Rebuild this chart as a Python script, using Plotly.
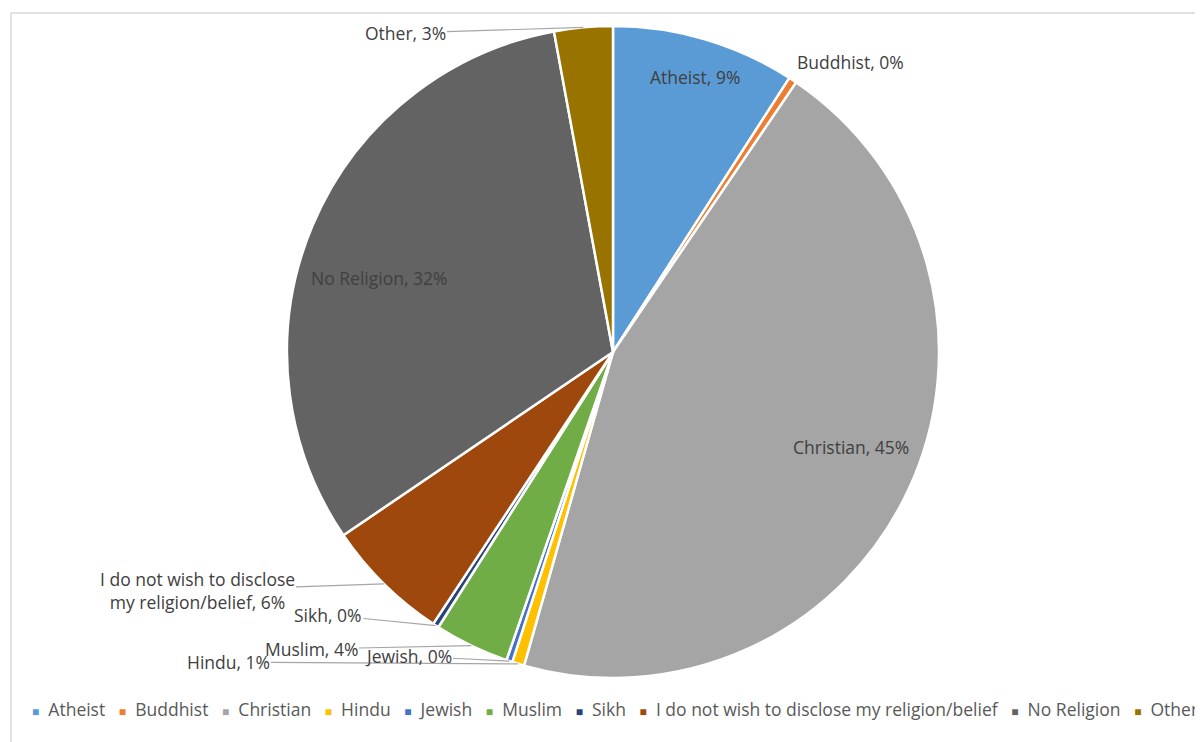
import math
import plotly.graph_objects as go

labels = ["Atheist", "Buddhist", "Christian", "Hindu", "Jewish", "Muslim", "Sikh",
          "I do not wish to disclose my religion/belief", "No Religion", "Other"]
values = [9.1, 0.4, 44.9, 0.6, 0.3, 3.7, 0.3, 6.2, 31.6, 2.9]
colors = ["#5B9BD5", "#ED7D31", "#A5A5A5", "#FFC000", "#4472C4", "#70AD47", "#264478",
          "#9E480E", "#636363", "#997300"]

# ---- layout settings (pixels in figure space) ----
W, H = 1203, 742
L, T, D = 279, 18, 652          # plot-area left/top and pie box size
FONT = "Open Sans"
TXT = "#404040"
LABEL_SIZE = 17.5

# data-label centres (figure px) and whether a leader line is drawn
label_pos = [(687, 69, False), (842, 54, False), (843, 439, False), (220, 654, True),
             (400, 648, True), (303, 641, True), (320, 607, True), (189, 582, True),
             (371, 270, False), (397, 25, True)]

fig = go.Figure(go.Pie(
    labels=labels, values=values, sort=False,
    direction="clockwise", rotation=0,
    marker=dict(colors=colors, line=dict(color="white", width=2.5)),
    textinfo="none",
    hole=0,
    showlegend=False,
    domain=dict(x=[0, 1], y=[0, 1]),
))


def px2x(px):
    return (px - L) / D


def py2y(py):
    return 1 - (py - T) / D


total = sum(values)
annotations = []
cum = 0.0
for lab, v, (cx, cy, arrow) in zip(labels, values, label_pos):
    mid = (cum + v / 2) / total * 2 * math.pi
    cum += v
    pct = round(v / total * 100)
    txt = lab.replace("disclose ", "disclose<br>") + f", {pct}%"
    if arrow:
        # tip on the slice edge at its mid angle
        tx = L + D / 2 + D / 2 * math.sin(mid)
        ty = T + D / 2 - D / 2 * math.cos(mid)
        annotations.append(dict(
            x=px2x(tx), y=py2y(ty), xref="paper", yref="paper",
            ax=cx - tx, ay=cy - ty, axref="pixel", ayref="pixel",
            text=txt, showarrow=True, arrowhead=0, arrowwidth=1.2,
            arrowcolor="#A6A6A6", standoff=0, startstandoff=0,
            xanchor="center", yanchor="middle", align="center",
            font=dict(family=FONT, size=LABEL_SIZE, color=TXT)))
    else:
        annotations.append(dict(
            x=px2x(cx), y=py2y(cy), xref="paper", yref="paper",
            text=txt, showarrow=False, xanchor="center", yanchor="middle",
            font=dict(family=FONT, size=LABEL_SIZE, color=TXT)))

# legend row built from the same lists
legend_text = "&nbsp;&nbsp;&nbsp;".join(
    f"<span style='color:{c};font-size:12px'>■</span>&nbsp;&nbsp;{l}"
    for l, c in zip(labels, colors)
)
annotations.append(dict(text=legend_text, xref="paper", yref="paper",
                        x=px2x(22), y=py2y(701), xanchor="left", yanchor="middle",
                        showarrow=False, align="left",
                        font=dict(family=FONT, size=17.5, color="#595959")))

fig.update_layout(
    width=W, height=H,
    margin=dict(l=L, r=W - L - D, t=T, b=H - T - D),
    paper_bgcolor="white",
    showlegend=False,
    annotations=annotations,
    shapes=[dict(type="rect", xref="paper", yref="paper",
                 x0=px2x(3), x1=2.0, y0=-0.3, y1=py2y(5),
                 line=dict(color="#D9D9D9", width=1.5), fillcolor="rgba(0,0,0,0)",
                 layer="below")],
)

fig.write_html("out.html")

→ **The request**: Return to the listing above and set it down exactly, leaving out its pictures.

→ **Solution for this exercise**:
Rebuild this chart as a Python script, using Plotly.
import math
import plotly.graph_objects as go

labels = ["Atheist", "Buddhist", "Christian", "Hindu", "Jewish", "Muslim", "Sikh",
          "I do not wish to disclose my religion/belief", "No Religion", "Other"]
values = [9.1, 0.4, 44.9, 0.6, 0.3, 3.7, 0.3, 6.2, 31.6, 2.9]
colors = ["#5B9BD5", "#ED7D31", "#A5A5A5", "#FFC000", "#4472C4", "#70AD47", "#264478",
          "#9E480E", "#636363", "#997300"]

# ---- layout settings (pixels in figure space) ----
W, H = 1203, 742
L, T, D = 279, 18, 652          # plot-area left/top and pie box size
FONT = "Open Sans"
TXT = "#404040"
LABEL_SIZE = 17.5

# data-label centres (figure px) and whether a leader line is drawn
label_pos = [(687, 69, False), (842, 54, False), (843, 439, False), (220, 654, True),
             (400, 648, True), (303, 641, True), (320, 607, True), (189, 582, True),
             (371, 270, False), (397, 25, True)]

fig = go.Figure(go.Pie(
    labels=labels, values=values, sort=False,
    direction="clockwise", rotation=0,
    marker=dict(colors=colors, line=dict(color="white", width=2.5)),
    textinfo="none",
    hole=0,
    showlegend=False,
    domain=dict(x=[0, 1], y=[0, 1]),
))


def px2x(px):
    return (px - L) / D


def py2y(py):
    return 1 - (py - T) / D


total = sum(values)
annotations = []
cum = 0.0
for lab, v, (cx, cy, arrow) in zip(labels, values, label_pos):
    mid = (cum + v / 2) / total * 2 * math.pi
    cum += v
    pct = round(v / total * 100)
    txt = lab.replace("disclose ", "disclose<br>") + f", {pct}%"
    if arrow:
        # tip on the slice edge at its mid angle
        tx = L + D / 2 + D / 2 * math.sin(mid)
        ty = T + D / 2 - D / 2 * math.cos(mid)
        annotations.append(dict(
            x=px2x(tx), y=py2y(ty), xref="paper", yref="paper",
            ax=cx - tx, ay=cy - ty, axref="pixel", ayref="pixel",
            text=txt, showarrow=True, arrowhead=0, arrowwidth=1.2,
            arrowcolor="#A6A6A6", standoff=0, startstandoff=0,
            xanchor="center", yanchor="middle", align="center",
            font=dict(family=FONT, size=LABEL_SIZE, color=TXT)))
    else:
        annotations.append(dict(
            x=px2x(cx), y=py2y(cy), xref="paper", yref="paper",
            text=txt, showarrow=False, xanchor="center", yanchor="middle",
            font=dict(family=FONT, size=LABEL_SIZE, color=TXT)))

# legend row built from the same lists
legend_text = "&nbsp;&nbsp;&nbsp;".join(
    f"<span style='color:{c};font-size:12px'>■</span>&nbsp;&nbsp;{l}"
    for l, c in zip(labels, colors)
)
annotations.append(dict(text=legend_text, xref="paper", yref="paper",
                        x=px2x(22), y=py2y(701), xanchor="left", yanchor="middle",
                        showarrow=False, align="left",
                        font=dict(family=FONT, size=17.5, color="#595959")))

fig.update_layout(
    width=W, height=H,
    margin=dict(l=L, r=W - L - D, t=T, b=H - T - D),
    paper_bgcolor="white",
    showlegend=False,
    annotations=annotations,
    shapes=[dict(type="rect", xref="paper", yref="paper",
                 x0=px2x(3), x1=2.0, y0=-0.3, y1=py2y(5),
                 line=dict(color="#D9D9D9", width=1.5), fillcolor="rgba(0,0,0,0)",
                 layer="below")],
)

fig.write_html("out.html")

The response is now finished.